The Tory press’s favourite “Labour supporter” Dan Hodges wrote this week that the Conservatives had achieved “crossover”, a point where they had a consistent lead over Labour in the polls, from which point they were on course for victory in May.
These Tory leads lasted for three polls with one pollster, never amounted to more than a lead of one point, and were all well within the margin of error of plus or minus three points. A range of other polls still had Labour in the lead by one point or a dead heat, and then in the YouGov poll for the Sunday Times this week Labour led by three points, 35% to 32%, their highest share this year. For those with long memories, that was the national share of the vote in 2005, when Labour won a third term with an overall majority of 66 seats. Overall the broad trend in the polls hasn’t moved since September.
Let’s say though, for arguments sake, that the two main parties are tied on polling day, at 34%. On a uniform national swing that would result in Labour being just 3 seats short of a majority. To achieve an overall majority over Labour, something which has eluded them for almost a quarter of a century, the Tories need to be some 7% ahead. A range of election predictions put the race too close to call, with many saying that both main parties will emerge with around 280-285 seats.
Of course we are no longer in the days of uniform national swing, and there are a number of individual regional and local battles involving the Lib Dems, UKIP and Greens that will to some extent affect the result. The biggest factor will, as we all know, be Scotland, where many of Labour’s 41 seats are at risk from an SNP lead in the polls that currently stands at around 20%. How that plays out on May 7th will be key to the UK wide result.
Keen to make the General Election far more interesting than 2005, and with the Tories doing badly, the media have talked up the Labour collapse to the SNP, the threat to Labour from UKIP particularly in the North and the East Coast, and most recently the “Green surge”.

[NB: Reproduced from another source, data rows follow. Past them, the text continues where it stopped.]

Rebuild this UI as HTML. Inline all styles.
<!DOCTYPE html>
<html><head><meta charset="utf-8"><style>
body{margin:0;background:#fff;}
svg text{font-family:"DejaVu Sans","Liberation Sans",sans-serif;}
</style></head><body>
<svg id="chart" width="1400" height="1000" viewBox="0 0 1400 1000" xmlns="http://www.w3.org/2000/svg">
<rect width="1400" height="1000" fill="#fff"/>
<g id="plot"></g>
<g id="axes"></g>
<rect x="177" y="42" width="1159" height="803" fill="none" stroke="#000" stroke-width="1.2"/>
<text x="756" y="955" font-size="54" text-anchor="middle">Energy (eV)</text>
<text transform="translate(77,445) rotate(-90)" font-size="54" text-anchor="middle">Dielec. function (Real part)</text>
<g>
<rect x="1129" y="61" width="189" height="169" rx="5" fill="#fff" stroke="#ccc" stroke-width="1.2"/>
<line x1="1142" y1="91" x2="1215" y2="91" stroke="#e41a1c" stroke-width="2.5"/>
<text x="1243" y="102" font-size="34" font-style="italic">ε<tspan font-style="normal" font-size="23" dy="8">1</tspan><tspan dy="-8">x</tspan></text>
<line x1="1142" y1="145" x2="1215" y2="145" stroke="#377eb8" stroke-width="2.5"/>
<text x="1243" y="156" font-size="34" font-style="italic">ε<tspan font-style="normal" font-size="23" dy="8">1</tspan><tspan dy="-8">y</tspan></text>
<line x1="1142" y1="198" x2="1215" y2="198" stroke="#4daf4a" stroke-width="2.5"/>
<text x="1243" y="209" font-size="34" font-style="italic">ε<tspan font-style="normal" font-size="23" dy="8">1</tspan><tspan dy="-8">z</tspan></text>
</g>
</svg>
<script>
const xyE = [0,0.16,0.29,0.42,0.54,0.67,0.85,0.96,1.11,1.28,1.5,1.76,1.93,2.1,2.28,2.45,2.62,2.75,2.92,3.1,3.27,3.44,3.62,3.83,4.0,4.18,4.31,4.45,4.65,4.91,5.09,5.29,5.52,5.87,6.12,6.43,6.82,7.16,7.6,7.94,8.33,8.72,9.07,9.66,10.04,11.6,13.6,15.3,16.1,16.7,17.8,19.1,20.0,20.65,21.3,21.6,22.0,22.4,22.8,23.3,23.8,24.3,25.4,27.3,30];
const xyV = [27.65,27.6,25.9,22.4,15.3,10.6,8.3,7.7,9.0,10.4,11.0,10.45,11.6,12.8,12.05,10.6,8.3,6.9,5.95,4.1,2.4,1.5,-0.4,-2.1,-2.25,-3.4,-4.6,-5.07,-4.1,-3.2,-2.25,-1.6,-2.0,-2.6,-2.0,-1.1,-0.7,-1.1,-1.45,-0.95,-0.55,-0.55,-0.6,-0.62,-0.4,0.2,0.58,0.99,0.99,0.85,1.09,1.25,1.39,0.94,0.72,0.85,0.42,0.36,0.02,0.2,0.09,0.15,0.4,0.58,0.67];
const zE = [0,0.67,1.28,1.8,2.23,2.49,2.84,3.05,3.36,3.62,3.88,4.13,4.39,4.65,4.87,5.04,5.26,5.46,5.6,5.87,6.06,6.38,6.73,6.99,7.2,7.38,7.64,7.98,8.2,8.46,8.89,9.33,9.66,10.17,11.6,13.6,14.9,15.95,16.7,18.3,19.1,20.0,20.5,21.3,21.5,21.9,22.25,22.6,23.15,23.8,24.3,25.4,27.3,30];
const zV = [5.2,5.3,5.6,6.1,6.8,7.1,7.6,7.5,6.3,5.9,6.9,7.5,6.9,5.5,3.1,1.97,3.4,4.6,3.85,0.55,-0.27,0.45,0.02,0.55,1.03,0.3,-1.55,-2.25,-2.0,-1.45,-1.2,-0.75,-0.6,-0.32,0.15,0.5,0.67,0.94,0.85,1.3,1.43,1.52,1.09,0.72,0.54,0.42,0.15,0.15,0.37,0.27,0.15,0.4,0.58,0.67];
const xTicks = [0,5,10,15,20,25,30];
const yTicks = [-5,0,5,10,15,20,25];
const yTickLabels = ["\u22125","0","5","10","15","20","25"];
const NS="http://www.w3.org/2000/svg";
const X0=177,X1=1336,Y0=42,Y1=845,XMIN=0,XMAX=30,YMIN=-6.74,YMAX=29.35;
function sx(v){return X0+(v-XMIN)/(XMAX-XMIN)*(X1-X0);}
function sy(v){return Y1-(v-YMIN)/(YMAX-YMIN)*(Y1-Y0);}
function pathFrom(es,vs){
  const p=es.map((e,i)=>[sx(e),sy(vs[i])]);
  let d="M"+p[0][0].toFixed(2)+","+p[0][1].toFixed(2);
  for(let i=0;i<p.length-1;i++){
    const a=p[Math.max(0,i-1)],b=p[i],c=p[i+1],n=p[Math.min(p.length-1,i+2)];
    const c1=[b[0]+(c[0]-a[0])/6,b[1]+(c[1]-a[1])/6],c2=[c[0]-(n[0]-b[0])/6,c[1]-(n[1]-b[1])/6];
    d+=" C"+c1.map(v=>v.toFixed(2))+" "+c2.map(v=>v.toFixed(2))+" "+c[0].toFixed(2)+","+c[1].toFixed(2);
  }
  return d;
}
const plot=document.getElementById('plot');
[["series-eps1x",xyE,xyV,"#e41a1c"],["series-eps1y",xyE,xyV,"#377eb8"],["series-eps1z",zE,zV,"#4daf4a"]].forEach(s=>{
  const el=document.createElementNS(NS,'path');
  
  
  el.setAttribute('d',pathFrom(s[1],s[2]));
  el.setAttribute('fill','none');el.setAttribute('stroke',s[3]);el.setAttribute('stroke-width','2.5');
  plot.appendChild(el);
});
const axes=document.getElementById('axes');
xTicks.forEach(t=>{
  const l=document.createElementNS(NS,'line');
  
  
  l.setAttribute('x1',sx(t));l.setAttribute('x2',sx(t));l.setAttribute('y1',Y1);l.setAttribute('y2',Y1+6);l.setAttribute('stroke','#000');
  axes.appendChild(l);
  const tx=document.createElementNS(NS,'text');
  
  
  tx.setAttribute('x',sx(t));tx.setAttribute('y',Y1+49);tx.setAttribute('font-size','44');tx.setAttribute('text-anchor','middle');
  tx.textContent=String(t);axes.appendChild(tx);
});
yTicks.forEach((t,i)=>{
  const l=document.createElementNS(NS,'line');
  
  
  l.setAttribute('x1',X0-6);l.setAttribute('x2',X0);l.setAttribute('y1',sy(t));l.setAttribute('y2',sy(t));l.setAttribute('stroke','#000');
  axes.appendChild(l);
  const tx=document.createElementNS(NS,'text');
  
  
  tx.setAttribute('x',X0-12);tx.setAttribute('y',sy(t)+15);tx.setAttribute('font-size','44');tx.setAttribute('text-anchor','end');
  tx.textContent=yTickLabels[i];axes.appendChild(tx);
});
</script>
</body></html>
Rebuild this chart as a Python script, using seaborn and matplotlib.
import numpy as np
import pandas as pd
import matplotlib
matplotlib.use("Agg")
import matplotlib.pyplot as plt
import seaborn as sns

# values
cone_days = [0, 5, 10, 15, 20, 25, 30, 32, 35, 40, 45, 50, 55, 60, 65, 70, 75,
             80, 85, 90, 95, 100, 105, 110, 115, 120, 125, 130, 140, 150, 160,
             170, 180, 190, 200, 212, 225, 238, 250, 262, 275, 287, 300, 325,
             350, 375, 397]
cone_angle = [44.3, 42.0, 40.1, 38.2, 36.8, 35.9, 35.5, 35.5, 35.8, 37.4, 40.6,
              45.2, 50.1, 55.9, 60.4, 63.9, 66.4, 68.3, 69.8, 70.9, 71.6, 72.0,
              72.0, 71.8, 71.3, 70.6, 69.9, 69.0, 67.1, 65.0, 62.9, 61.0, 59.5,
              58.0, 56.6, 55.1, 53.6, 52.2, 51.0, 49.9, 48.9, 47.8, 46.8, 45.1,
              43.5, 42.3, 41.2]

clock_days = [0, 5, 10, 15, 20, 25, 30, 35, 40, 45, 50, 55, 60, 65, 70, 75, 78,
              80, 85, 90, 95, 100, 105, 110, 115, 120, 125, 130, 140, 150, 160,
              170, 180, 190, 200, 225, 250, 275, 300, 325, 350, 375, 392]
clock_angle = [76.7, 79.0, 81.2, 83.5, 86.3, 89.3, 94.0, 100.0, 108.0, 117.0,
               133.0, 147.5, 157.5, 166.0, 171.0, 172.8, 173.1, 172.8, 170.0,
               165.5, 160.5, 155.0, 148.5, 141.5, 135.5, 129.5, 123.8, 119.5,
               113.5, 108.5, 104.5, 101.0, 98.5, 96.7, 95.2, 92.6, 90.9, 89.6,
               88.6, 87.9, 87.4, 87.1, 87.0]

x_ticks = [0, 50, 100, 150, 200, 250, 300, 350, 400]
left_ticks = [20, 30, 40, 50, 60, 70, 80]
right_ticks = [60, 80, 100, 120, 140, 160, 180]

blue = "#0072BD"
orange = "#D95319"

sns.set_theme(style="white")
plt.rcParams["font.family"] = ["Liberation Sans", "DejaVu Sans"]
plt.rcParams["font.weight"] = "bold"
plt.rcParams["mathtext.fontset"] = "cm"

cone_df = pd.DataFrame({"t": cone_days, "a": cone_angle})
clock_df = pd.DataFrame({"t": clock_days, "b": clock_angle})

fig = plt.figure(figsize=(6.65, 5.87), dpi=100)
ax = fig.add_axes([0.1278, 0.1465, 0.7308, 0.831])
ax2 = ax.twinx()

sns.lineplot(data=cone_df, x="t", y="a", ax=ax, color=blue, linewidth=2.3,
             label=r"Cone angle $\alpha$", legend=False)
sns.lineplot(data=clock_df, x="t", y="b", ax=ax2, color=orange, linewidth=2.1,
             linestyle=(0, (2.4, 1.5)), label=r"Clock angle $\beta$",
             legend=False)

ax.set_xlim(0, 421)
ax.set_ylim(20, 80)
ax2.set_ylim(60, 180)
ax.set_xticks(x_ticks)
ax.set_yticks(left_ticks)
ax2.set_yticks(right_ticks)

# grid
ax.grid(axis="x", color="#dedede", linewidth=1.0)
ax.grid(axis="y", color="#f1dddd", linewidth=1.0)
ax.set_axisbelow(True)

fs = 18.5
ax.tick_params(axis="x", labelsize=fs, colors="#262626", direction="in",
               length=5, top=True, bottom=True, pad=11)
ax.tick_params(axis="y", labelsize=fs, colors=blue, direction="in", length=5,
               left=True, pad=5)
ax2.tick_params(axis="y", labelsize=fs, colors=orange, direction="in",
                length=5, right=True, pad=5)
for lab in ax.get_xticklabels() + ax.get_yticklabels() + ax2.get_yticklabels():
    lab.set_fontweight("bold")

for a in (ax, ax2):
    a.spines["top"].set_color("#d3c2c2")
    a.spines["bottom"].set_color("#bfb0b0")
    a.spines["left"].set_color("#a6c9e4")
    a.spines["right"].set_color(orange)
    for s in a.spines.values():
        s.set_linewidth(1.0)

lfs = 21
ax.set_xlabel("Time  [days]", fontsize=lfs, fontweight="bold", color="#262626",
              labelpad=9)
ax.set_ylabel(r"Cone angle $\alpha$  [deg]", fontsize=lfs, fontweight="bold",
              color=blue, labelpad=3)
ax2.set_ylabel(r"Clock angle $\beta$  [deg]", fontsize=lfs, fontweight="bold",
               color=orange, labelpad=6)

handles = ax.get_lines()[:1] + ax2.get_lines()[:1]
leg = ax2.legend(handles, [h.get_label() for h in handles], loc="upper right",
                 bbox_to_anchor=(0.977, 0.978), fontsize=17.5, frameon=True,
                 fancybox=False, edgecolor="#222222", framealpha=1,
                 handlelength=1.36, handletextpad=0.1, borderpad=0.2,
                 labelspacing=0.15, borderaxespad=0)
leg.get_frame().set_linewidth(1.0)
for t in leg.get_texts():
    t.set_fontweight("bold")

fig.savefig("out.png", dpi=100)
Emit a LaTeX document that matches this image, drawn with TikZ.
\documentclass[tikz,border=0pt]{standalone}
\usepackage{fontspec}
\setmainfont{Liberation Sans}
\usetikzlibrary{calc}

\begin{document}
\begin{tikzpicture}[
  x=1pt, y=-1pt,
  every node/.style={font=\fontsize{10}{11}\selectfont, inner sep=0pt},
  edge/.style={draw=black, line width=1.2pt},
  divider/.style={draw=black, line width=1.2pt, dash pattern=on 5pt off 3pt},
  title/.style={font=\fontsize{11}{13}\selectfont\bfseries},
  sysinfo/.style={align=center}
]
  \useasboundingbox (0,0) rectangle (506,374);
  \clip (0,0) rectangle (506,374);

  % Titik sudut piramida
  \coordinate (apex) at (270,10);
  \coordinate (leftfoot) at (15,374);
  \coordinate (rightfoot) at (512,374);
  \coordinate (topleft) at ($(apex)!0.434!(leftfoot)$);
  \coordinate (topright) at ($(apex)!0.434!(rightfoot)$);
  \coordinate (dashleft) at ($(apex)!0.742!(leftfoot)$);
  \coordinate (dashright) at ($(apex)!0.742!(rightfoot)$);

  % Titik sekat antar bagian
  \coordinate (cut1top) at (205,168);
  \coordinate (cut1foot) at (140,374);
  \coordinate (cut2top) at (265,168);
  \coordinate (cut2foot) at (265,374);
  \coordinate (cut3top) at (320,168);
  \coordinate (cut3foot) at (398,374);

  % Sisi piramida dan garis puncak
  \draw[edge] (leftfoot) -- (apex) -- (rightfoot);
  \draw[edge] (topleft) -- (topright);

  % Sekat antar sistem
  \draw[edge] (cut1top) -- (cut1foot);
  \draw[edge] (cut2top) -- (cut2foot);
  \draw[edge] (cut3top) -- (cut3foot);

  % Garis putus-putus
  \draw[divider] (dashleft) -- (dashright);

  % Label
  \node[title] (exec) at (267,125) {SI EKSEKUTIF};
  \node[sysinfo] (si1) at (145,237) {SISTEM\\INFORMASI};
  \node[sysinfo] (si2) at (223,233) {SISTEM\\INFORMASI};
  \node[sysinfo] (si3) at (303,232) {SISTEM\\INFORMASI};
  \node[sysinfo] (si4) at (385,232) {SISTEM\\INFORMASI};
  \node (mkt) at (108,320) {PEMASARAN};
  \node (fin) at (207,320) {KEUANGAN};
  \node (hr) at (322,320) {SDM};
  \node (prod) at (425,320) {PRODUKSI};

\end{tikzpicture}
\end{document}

UKIP may well have peaked. Their highs of polling regularly in the low twenties and upper teens seem to have gone, though they are likely to score well above the tiny percentage they got in 2010 come polling day. They will hold or gain less than five seats, but of course could influence the result in several more constituencies.
The “Green surge”, which has seen them rise from their base of 2% up to at points 10% also seems to have peaked in the glare of media scrutiny over some of their policies, as well as wider publicity around their appalling record in Brighton and Hove. They have dropped back to six per cent and are likely to be competitive in only one or two constituencies at most. There is every chance they may emerge with no seats at all.
Let’s look at some other pointers. Recent polling in London has shown Labour ten points clear of the Tories, and on course to make significant gains in the capital on an 8% swing since 2010. In Wales Labour are marginally ahead of where they were four years ago, and set to make modest gains, leading the Tories by around 16%.
In England overall, Labour were eleven per cent adrift of the Tories in 2010, but are now level-pegging or at best 4% ahead. In 2005 that gave Labour 92 more seats. Even 4% ahead, they would lose 43 seats to Labour. Unless the Tories can make gains from Labour in England, they can’t win, and the UKIP factor makes it even harder for them to add the votes needed.
Despite some 2010 Lib Dem support leeching to the Greens rather than Labour, Labour remain likely to win most of their Lib Dem targets, whilst the Tories will struggle to take many of theirs. Amongst first-time voters Labour have a massive 15% lead, which if turnout can be maximised, would boost chances of an overall majority considerably. Significantly, the NHS now tops the list of voter concerns, an issue on which Labour has a considerable lead.
So, for any Labour supporters gloomy at recent polling, some reasons to be cheerful. Still on course to be the largest party, and if a recovery in Scotland can be achieved, on course for a majority of 25 seats or more.